<<<<

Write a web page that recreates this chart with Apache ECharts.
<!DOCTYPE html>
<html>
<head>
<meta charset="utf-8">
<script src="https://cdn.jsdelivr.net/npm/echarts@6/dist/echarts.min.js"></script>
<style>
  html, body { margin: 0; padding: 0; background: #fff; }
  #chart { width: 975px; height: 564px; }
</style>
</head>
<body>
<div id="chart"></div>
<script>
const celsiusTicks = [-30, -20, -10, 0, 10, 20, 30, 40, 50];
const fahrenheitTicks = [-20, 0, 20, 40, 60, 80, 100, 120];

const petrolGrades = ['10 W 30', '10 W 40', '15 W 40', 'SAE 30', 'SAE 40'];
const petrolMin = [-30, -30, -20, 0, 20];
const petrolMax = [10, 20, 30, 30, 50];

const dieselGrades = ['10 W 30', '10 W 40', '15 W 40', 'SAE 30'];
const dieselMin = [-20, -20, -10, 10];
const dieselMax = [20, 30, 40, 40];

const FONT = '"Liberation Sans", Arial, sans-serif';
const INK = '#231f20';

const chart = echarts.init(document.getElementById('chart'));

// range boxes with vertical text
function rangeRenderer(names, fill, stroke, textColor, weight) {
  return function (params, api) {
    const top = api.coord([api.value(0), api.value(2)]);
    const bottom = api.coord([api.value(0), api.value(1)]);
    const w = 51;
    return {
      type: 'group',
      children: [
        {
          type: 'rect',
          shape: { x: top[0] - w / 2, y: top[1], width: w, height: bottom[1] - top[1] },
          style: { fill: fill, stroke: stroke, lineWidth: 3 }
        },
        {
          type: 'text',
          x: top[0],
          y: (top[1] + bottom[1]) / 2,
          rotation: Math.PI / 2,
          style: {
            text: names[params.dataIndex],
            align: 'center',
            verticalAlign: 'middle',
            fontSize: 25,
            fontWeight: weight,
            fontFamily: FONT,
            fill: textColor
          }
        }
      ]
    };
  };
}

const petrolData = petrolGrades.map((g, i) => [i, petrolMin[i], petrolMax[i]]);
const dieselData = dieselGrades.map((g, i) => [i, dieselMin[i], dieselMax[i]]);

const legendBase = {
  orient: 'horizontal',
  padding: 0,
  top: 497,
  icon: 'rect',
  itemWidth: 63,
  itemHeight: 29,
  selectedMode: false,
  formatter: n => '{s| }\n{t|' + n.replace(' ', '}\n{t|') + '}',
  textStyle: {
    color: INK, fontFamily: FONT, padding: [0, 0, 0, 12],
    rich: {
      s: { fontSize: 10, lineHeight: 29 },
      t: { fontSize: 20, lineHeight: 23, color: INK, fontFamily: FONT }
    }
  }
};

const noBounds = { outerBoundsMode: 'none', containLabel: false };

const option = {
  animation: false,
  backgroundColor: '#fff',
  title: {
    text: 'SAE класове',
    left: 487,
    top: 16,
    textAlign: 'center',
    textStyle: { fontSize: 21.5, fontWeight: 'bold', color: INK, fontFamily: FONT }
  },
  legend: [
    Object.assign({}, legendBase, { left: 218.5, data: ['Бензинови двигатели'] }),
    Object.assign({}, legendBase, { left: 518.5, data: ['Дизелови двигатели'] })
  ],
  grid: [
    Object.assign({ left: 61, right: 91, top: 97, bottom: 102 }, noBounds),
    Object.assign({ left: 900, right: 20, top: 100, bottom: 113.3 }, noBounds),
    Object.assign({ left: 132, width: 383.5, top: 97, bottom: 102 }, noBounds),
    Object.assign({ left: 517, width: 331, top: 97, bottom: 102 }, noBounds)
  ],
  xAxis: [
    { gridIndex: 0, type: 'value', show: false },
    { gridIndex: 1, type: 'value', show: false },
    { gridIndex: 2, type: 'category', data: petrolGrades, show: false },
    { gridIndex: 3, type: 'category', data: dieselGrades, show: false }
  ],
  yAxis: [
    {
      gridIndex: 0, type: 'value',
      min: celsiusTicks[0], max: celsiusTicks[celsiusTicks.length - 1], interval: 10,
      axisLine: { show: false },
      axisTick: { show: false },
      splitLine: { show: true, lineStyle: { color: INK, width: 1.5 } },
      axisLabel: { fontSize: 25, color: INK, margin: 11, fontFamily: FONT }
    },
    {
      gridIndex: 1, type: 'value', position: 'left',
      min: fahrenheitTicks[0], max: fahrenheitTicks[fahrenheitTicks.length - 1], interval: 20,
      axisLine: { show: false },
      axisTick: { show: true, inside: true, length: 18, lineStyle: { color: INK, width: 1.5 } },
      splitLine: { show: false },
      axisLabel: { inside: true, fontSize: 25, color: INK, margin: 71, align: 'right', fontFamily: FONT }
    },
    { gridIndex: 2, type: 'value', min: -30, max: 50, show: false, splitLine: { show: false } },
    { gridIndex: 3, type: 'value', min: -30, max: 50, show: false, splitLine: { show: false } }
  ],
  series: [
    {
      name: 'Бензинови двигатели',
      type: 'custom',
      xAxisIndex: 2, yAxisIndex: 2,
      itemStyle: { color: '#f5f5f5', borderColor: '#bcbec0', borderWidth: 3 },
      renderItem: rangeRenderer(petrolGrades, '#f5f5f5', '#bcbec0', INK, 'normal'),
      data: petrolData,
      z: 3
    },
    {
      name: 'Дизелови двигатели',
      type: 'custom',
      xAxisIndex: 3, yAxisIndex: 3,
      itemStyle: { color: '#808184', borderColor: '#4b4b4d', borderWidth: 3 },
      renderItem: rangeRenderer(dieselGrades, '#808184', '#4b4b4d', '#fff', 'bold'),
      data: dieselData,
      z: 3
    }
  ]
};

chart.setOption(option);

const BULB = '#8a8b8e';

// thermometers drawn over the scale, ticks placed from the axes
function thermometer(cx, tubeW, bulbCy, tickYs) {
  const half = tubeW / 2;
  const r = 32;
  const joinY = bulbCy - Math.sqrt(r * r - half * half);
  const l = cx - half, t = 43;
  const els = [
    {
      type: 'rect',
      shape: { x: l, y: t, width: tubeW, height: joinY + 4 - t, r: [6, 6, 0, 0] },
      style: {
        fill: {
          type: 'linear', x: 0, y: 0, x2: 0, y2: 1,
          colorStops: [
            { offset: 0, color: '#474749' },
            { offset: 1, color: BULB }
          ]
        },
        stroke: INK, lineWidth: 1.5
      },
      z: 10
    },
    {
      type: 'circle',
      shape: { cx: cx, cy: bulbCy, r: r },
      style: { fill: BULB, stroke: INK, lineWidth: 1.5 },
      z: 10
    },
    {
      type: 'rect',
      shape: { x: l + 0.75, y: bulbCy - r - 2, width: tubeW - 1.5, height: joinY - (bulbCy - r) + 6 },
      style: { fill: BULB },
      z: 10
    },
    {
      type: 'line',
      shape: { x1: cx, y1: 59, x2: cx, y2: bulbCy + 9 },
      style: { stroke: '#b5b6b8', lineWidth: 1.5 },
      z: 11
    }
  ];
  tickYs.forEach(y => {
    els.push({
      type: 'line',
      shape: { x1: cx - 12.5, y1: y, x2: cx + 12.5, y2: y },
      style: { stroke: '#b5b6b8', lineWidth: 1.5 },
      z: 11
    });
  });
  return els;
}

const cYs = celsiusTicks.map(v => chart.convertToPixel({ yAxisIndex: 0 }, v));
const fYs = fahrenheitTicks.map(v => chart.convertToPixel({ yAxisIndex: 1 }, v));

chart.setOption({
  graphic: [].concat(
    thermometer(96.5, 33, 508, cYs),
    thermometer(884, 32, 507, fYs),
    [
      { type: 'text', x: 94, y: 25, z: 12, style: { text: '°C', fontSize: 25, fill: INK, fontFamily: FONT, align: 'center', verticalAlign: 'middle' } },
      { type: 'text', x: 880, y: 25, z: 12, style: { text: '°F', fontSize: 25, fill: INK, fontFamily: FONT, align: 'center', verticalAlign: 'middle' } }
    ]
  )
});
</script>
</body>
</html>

>>>>
<<<<

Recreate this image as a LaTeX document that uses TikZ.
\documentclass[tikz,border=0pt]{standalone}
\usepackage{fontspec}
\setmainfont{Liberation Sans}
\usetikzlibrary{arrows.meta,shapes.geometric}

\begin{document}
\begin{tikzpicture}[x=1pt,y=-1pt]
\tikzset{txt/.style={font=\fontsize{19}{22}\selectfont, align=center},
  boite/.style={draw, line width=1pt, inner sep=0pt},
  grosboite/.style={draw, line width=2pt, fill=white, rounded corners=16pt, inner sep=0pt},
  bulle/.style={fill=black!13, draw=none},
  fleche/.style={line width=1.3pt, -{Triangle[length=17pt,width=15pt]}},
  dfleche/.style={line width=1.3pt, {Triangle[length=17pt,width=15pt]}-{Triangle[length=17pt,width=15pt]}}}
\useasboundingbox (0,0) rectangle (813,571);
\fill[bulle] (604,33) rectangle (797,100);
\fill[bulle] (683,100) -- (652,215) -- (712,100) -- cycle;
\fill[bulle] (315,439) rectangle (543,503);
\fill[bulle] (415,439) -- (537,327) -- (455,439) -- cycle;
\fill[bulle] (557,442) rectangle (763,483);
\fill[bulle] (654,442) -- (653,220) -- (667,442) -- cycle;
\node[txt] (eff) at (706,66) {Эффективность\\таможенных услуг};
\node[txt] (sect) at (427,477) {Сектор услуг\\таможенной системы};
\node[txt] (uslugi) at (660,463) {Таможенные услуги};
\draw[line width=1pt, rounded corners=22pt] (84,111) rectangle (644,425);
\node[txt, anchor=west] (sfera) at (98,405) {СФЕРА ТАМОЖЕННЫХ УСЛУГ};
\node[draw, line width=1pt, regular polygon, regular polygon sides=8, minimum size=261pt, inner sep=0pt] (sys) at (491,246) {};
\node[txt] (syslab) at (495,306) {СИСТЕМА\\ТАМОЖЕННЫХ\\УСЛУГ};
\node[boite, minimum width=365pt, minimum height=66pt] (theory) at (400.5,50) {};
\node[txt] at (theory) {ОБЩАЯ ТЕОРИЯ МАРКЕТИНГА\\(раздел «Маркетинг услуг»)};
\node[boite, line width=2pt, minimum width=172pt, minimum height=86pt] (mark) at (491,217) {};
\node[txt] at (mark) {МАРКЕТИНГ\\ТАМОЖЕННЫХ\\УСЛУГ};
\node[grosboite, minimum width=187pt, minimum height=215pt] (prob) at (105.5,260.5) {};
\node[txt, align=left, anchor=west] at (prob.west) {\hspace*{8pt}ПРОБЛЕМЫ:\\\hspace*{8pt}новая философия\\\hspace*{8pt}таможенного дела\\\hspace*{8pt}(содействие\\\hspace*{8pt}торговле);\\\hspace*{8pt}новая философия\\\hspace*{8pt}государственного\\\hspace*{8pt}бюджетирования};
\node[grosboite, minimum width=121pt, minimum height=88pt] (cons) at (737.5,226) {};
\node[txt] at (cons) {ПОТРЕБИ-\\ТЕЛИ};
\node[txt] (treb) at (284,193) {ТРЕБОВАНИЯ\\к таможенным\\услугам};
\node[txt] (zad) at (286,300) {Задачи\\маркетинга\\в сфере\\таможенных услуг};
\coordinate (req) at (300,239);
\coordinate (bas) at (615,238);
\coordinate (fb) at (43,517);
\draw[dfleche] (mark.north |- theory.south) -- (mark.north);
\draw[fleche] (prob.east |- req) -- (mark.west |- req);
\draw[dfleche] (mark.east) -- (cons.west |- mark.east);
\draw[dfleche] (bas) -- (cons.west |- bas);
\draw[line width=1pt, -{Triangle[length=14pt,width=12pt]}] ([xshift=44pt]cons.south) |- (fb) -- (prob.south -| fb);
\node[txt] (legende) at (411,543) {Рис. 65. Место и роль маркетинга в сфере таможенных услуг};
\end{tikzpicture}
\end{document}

>>>>

_Aim_. Nothing but the lines from the one with "Write a web" through the one with "const chart = echarts.init(document.getElementById('chart'));" should be repeated, and each exactly.

_Task answer_.
Write a web page that recreates this chart with Apache ECharts.
<!DOCTYPE html>
<html>
<head>
<meta charset="utf-8">
<script src="https://cdn.jsdelivr.net/npm/echarts@6/dist/echarts.min.js"></script>
<style>
  html, body { margin: 0; padding: 0; background: #fff; }
  #chart { width: 975px; height: 564px; }
</style>
</head>
<body>
<div id="chart"></div>
<script>
const celsiusTicks = [-30, -20, -10, 0, 10, 20, 30, 40, 50];
const fahrenheitTicks = [-20, 0, 20, 40, 60, 80, 100, 120];

const petrolGrades = ['10 W 30', '10 W 40', '15 W 40', 'SAE 30', 'SAE 40'];
const petrolMin = [-30, -30, -20, 0, 20];
const petrolMax = [10, 20, 30, 30, 50];

const dieselGrades = ['10 W 30', '10 W 40', '15 W 40', 'SAE 30'];
const dieselMin = [-20, -20, -10, 10];
const dieselMax = [20, 30, 40, 40];

const FONT = '"Liberation Sans", Arial, sans-serif';
const INK = '#231f20';

const chart = echarts.init(document.getElementById('chart'));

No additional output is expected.